Locate each line with the string "that" in the listing below and copy it.

# Start of Exercise inputs

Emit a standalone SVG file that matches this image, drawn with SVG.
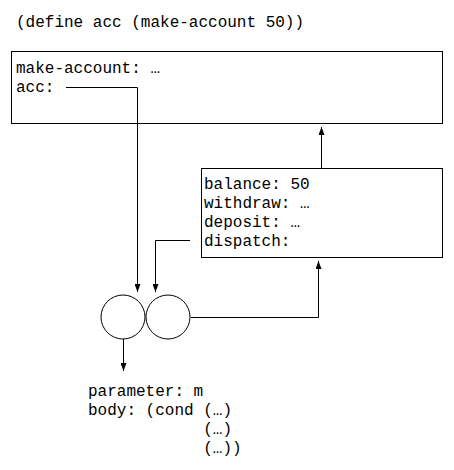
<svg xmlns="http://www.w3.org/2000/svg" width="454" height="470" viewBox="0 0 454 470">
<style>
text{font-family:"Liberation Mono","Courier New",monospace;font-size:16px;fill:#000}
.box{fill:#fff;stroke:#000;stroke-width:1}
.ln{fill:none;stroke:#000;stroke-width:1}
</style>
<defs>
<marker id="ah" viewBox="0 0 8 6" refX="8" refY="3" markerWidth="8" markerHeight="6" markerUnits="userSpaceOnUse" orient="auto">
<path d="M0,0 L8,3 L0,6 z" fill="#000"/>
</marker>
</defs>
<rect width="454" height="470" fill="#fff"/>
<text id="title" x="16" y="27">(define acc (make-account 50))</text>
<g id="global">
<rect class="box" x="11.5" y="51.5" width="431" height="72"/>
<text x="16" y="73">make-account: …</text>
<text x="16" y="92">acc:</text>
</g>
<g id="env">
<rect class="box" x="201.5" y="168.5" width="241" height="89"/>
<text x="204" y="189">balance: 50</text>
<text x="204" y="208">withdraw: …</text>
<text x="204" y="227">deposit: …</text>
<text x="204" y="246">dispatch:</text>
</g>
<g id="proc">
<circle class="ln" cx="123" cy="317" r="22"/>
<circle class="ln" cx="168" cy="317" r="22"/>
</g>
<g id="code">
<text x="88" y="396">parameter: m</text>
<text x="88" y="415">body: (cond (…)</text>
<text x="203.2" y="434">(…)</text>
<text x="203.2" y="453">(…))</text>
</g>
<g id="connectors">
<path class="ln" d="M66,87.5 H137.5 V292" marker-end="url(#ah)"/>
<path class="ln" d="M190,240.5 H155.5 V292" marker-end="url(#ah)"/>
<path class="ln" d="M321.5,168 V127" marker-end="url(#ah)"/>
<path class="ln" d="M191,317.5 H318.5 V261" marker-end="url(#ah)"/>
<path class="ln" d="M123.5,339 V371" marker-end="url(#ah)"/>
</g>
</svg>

# End of Exercise inputs
# Start of Exercise inputs

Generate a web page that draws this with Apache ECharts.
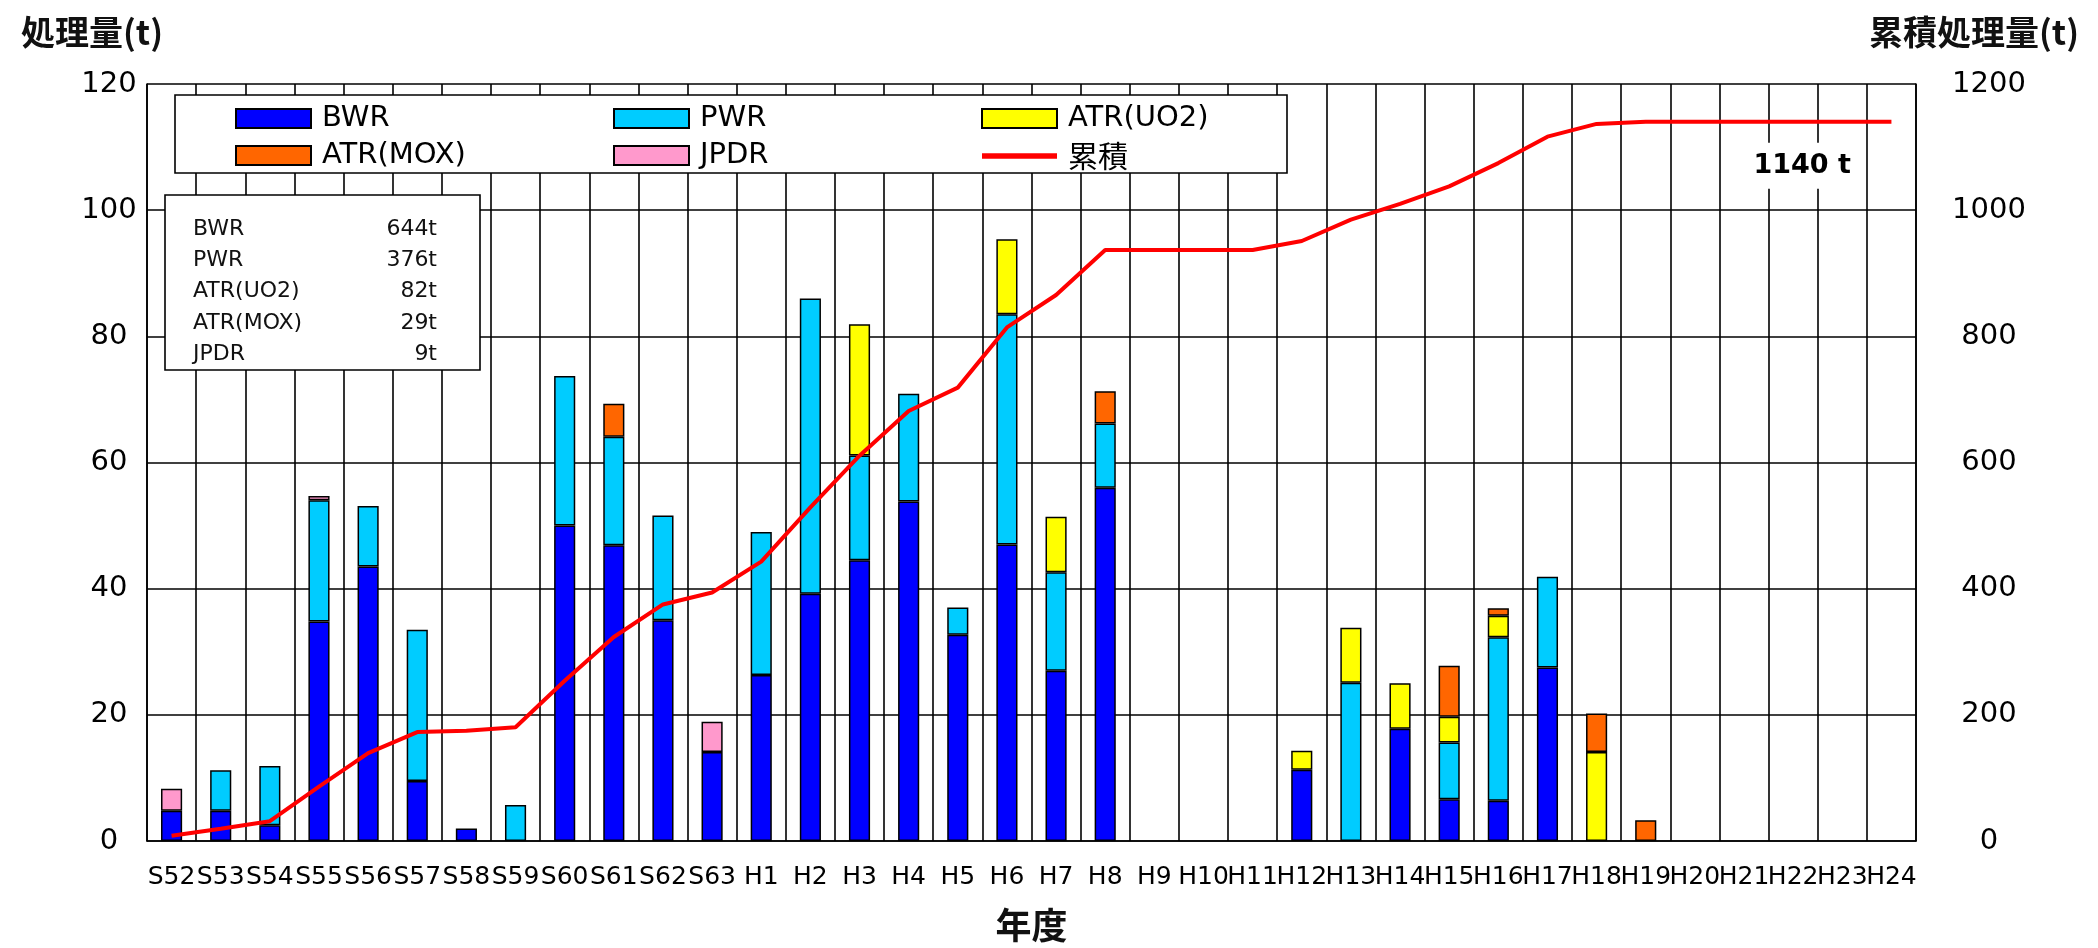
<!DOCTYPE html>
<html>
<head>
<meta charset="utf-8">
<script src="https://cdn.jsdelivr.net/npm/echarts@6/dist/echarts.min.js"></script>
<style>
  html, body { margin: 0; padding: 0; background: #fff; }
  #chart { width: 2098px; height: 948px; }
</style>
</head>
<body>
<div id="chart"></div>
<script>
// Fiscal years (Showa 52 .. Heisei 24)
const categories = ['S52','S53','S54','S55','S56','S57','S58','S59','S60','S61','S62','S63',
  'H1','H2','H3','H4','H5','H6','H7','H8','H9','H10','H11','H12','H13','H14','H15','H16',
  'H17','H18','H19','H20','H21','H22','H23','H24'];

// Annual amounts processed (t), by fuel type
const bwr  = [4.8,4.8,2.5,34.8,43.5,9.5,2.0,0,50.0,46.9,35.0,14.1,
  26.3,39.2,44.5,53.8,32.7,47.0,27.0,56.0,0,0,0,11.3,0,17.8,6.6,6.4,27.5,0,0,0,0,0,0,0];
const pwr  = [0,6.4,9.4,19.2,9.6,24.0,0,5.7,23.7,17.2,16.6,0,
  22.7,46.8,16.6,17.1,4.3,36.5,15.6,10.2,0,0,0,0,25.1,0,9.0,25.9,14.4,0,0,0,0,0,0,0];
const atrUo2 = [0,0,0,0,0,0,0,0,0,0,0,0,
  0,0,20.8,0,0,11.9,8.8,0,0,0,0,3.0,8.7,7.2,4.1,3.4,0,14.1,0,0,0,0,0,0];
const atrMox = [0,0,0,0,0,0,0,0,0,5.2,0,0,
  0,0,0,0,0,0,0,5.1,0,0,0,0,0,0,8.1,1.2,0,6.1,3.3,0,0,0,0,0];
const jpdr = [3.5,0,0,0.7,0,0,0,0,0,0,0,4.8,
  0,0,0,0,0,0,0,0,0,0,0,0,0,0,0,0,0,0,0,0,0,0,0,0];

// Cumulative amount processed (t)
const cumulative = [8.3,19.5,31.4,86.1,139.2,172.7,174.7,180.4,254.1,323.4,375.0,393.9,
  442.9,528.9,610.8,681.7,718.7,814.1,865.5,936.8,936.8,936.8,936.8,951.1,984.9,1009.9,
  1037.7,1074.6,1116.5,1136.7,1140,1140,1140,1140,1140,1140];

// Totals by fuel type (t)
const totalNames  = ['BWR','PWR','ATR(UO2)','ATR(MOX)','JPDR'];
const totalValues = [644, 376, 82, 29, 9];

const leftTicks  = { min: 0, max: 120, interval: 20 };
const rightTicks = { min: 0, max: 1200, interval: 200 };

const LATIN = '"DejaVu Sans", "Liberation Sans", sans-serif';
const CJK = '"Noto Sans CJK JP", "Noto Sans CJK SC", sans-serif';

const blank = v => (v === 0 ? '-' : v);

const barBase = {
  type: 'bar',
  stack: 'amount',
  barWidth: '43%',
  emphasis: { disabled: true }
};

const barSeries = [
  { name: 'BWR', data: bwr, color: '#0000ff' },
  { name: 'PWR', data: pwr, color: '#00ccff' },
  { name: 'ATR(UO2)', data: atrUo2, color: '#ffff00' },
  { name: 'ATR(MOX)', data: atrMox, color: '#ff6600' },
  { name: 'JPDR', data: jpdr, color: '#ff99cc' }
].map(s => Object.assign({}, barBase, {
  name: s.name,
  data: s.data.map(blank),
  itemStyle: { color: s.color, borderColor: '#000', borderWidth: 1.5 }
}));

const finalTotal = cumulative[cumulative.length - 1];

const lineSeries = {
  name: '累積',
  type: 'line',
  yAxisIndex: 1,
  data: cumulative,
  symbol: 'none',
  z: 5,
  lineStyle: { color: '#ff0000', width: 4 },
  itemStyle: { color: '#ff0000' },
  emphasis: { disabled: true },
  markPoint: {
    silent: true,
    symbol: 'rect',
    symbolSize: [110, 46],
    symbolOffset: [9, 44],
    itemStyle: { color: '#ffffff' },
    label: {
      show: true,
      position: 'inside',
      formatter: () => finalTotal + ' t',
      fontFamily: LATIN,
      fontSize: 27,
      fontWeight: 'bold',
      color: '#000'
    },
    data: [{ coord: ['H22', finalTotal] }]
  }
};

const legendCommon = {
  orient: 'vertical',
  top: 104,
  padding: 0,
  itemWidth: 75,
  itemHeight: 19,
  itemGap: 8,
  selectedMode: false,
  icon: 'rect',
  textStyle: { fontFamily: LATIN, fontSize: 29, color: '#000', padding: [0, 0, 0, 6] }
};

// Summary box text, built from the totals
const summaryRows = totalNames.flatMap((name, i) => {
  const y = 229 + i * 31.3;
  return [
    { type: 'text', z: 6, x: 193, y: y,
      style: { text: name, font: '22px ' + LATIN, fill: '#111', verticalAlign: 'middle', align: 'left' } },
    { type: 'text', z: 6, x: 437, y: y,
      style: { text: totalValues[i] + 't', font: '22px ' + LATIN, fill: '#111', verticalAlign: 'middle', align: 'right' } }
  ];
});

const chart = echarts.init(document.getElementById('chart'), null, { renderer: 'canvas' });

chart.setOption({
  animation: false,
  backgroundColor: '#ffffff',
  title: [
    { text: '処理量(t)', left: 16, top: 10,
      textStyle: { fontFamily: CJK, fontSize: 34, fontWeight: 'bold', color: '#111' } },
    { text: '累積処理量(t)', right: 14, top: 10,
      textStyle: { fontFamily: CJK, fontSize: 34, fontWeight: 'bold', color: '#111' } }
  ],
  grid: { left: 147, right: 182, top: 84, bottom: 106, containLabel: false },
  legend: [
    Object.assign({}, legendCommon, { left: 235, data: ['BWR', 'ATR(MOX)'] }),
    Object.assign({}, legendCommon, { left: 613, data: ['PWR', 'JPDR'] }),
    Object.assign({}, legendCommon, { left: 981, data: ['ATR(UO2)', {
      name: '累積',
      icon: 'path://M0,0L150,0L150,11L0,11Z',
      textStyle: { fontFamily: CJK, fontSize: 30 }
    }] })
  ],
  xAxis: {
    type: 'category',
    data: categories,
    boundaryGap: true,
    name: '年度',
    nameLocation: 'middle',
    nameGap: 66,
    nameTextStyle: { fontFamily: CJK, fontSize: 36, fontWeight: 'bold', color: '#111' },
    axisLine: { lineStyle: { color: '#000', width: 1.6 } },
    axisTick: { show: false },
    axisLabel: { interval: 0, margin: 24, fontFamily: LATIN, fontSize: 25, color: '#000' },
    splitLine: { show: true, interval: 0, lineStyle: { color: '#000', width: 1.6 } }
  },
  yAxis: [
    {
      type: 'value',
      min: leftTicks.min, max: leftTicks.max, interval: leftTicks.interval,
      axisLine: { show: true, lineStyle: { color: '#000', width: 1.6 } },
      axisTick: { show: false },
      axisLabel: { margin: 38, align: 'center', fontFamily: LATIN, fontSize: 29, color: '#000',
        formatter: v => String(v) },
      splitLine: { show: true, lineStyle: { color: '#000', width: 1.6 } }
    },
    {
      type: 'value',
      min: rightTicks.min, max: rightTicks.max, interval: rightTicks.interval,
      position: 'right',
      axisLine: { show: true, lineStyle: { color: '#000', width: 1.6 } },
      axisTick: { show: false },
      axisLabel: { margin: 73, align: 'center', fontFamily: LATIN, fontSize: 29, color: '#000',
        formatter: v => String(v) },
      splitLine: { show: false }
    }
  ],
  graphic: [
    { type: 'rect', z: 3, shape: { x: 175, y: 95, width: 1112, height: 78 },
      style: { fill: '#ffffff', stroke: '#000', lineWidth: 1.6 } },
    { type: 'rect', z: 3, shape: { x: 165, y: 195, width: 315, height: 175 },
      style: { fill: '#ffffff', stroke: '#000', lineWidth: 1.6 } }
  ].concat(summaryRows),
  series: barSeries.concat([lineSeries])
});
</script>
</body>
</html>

# End of Exercise inputs

• Answer to the exercise:
Emit a standalone SVG file that matches this image, drawn with SVG.
Generate a web page that draws this with Apache ECharts.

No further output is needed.